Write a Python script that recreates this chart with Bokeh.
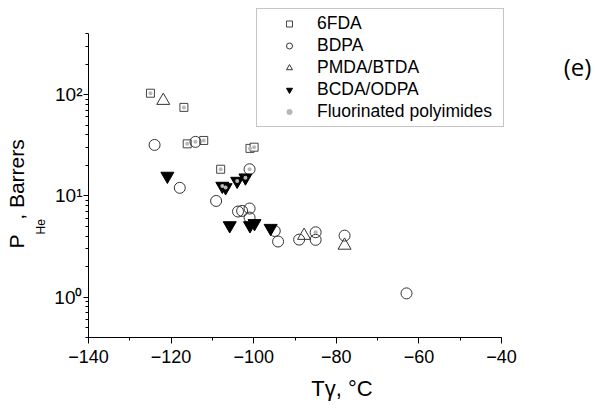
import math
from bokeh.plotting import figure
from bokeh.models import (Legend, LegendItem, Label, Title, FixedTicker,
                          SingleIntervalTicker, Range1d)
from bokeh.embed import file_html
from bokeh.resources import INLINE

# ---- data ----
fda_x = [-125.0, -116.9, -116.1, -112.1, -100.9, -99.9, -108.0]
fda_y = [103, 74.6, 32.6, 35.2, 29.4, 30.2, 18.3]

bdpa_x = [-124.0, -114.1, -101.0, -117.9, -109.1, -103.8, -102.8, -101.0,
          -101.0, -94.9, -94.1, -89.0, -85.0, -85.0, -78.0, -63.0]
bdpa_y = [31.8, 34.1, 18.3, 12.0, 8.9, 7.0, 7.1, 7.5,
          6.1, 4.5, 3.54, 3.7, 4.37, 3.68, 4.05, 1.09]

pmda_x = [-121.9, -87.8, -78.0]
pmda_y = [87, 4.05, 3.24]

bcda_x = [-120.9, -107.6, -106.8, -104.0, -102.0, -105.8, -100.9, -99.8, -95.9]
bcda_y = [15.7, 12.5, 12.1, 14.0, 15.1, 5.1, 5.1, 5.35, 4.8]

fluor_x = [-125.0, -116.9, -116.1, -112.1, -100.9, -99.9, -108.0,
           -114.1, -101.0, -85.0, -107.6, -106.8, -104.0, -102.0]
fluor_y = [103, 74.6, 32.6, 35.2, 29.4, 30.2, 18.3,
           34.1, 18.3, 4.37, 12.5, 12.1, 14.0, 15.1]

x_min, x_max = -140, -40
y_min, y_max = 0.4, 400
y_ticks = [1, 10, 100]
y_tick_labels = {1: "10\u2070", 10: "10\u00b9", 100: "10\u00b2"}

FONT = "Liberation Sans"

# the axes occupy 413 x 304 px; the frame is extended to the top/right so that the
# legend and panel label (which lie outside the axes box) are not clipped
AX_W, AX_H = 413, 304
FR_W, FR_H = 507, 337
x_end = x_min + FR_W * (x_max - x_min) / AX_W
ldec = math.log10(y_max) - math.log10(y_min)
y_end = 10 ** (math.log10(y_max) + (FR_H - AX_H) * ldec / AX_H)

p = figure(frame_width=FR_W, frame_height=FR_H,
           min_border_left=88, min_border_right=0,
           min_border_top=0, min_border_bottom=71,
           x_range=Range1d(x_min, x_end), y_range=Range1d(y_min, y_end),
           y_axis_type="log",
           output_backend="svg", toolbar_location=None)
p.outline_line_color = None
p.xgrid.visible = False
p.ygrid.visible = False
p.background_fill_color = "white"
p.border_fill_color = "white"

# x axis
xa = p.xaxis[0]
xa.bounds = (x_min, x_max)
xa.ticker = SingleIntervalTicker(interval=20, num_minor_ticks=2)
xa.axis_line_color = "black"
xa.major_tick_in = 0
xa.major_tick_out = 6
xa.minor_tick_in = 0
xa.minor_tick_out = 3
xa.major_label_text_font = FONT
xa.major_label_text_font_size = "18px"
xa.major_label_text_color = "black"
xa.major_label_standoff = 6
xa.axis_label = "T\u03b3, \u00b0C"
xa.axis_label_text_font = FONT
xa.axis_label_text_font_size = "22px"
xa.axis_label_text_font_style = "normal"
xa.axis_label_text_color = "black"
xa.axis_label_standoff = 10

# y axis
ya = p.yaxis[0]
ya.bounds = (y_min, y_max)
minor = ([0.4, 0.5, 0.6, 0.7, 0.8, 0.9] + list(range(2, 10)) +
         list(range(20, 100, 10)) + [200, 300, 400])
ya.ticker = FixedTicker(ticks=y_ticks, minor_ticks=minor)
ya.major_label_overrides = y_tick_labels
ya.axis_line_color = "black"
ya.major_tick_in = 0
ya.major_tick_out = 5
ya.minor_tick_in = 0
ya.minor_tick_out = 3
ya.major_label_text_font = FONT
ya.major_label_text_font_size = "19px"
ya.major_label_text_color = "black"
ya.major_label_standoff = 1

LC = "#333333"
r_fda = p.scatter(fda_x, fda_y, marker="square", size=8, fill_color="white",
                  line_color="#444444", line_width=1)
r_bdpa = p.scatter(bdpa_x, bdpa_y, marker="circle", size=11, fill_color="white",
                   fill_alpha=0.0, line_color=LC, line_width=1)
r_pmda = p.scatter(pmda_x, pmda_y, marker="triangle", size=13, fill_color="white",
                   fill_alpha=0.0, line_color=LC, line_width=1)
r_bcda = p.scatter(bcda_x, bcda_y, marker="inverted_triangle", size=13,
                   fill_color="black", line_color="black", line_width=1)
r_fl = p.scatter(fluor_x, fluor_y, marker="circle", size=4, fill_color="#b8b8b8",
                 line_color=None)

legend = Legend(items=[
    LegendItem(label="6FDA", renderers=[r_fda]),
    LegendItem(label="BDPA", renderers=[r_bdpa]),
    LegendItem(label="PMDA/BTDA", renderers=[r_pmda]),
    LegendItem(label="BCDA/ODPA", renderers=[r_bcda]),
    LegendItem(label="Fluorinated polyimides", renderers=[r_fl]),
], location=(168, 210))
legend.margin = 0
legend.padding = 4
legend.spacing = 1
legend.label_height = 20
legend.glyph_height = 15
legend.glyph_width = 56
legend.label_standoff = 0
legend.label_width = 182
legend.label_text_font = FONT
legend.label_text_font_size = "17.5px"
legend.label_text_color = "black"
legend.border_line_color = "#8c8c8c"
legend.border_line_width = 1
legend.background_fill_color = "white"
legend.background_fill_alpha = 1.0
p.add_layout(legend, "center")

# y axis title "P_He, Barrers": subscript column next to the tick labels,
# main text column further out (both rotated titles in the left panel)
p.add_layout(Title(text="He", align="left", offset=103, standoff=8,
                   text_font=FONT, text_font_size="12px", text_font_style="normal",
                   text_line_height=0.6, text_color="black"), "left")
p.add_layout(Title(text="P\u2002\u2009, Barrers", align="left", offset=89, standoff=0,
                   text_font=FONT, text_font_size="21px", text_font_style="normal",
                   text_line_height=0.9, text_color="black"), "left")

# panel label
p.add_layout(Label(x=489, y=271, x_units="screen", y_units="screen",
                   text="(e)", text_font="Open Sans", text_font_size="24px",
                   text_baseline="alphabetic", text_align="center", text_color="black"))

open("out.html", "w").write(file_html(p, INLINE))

▬▬▬

◆ **The task**: Write the lines above out again exactly, without any of their pictures.

◆ **Expected answer**:
Write a Python script that recreates this chart with Bokeh.
import math
from bokeh.plotting import figure
from bokeh.models import (Legend, LegendItem, Label, Title, FixedTicker,
                          SingleIntervalTicker, Range1d)
from bokeh.embed import file_html
from bokeh.resources import INLINE

# ---- data ----
fda_x = [-125.0, -116.9, -116.1, -112.1, -100.9, -99.9, -108.0]
fda_y = [103, 74.6, 32.6, 35.2, 29.4, 30.2, 18.3]

bdpa_x = [-124.0, -114.1, -101.0, -117.9, -109.1, -103.8, -102.8, -101.0,
          -101.0, -94.9, -94.1, -89.0, -85.0, -85.0, -78.0, -63.0]
bdpa_y = [31.8, 34.1, 18.3, 12.0, 8.9, 7.0, 7.1, 7.5,
          6.1, 4.5, 3.54, 3.7, 4.37, 3.68, 4.05, 1.09]

pmda_x = [-121.9, -87.8, -78.0]
pmda_y = [87, 4.05, 3.24]

bcda_x = [-120.9, -107.6, -106.8, -104.0, -102.0, -105.8, -100.9, -99.8, -95.9]
bcda_y = [15.7, 12.5, 12.1, 14.0, 15.1, 5.1, 5.1, 5.35, 4.8]

fluor_x = [-125.0, -116.9, -116.1, -112.1, -100.9, -99.9, -108.0,
           -114.1, -101.0, -85.0, -107.6, -106.8, -104.0, -102.0]
fluor_y = [103, 74.6, 32.6, 35.2, 29.4, 30.2, 18.3,
           34.1, 18.3, 4.37, 12.5, 12.1, 14.0, 15.1]

x_min, x_max = -140, -40
y_min, y_max = 0.4, 400
y_ticks = [1, 10, 100]
y_tick_labels = {1: "10\u2070", 10: "10\u00b9", 100: "10\u00b2"}

FONT = "Liberation Sans"

# the axes occupy 413 x 304 px; the frame is extended to the top/right so that the
# legend and panel label (which lie outside the axes box) are not clipped
AX_W, AX_H = 413, 304
FR_W, FR_H = 507, 337
x_end = x_min + FR_W * (x_max - x_min) / AX_W
ldec = math.log10(y_max) - math.log10(y_min)
y_end = 10 ** (math.log10(y_max) + (FR_H - AX_H) * ldec / AX_H)

p = figure(frame_width=FR_W, frame_height=FR_H,
           min_border_left=88, min_border_right=0,
           min_border_top=0, min_border_bottom=71,
           x_range=Range1d(x_min, x_end), y_range=Range1d(y_min, y_end),
           y_axis_type="log",
           output_backend="svg", toolbar_location=None)
p.outline_line_color = None
p.xgrid.visible = False
p.ygrid.visible = False
p.background_fill_color = "white"
p.border_fill_color = "white"

# x axis
xa = p.xaxis[0]
xa.bounds = (x_min, x_max)
xa.ticker = SingleIntervalTicker(interval=20, num_minor_ticks=2)
xa.axis_line_color = "black"
xa.major_tick_in = 0
xa.major_tick_out = 6
xa.minor_tick_in = 0
xa.minor_tick_out = 3
xa.major_label_text_font = FONT
xa.major_label_text_font_size = "18px"
xa.major_label_text_color = "black"
xa.major_label_standoff = 6
xa.axis_label = "T\u03b3, \u00b0C"
xa.axis_label_text_font = FONT
xa.axis_label_text_font_size = "22px"
xa.axis_label_text_font_style = "normal"
xa.axis_label_text_color = "black"
xa.axis_label_standoff = 10

# y axis
ya = p.yaxis[0]
ya.bounds = (y_min, y_max)
minor = ([0.4, 0.5, 0.6, 0.7, 0.8, 0.9] + list(range(2, 10)) +
         list(range(20, 100, 10)) + [200, 300, 400])
ya.ticker = FixedTicker(ticks=y_ticks, minor_ticks=minor)
ya.major_label_overrides = y_tick_labels
ya.axis_line_color = "black"
ya.major_tick_in = 0
ya.major_tick_out = 5
ya.minor_tick_in = 0
ya.minor_tick_out = 3
ya.major_label_text_font = FONT
ya.major_label_text_font_size = "19px"
ya.major_label_text_color = "black"
ya.major_label_standoff = 1

LC = "#333333"
r_fda = p.scatter(fda_x, fda_y, marker="square", size=8, fill_color="white",
                  line_color="#444444", line_width=1)
r_bdpa = p.scatter(bdpa_x, bdpa_y, marker="circle", size=11, fill_color="white",
                   fill_alpha=0.0, line_color=LC, line_width=1)
r_pmda = p.scatter(pmda_x, pmda_y, marker="triangle", size=13, fill_color="white",
                   fill_alpha=0.0, line_color=LC, line_width=1)
r_bcda = p.scatter(bcda_x, bcda_y, marker="inverted_triangle", size=13,
                   fill_color="black", line_color="black", line_width=1)
r_fl = p.scatter(fluor_x, fluor_y, marker="circle", size=4, fill_color="#b8b8b8",
                 line_color=None)

legend = Legend(items=[
    LegendItem(label="6FDA", renderers=[r_fda]),
    LegendItem(label="BDPA", renderers=[r_bdpa]),
    LegendItem(label="PMDA/BTDA", renderers=[r_pmda]),
    LegendItem(label="BCDA/ODPA", renderers=[r_bcda]),
    LegendItem(label="Fluorinated polyimides", renderers=[r_fl]),
], location=(168, 210))
legend.margin = 0
legend.padding = 4
legend.spacing = 1
legend.label_height = 20
legend.glyph_height = 15
legend.glyph_width = 56
legend.label_standoff = 0
legend.label_width = 182
legend.label_text_font = FONT
legend.label_text_font_size = "17.5px"
legend.label_text_color = "black"
legend.border_line_color = "#8c8c8c"
legend.border_line_width = 1
legend.background_fill_color = "white"
legend.background_fill_alpha = 1.0
p.add_layout(legend, "center")

# y axis title "P_He, Barrers": subscript column next to the tick labels,
# main text column further out (both rotated titles in the left panel)
p.add_layout(Title(text="He", align="left", offset=103, standoff=8,
                   text_font=FONT, text_font_size="12px", text_font_style="normal",
                   text_line_height=0.6, text_color="black"), "left")
p.add_layout(Title(text="P\u2002\u2009, Barrers", align="left", offset=89, standoff=0,
                   text_font=FONT, text_font_size="21px", text_font_style="normal",
                   text_line_height=0.9, text_color="black"), "left")

# panel label
p.add_layout(Label(x=489, y=271, x_units="screen", y_units="screen",
                   text="(e)", text_font="Open Sans", text_font_size="24px",
                   text_baseline="alphabetic", text_align="center", text_color="black"))

open("out.html", "w").write(file_html(p, INLINE))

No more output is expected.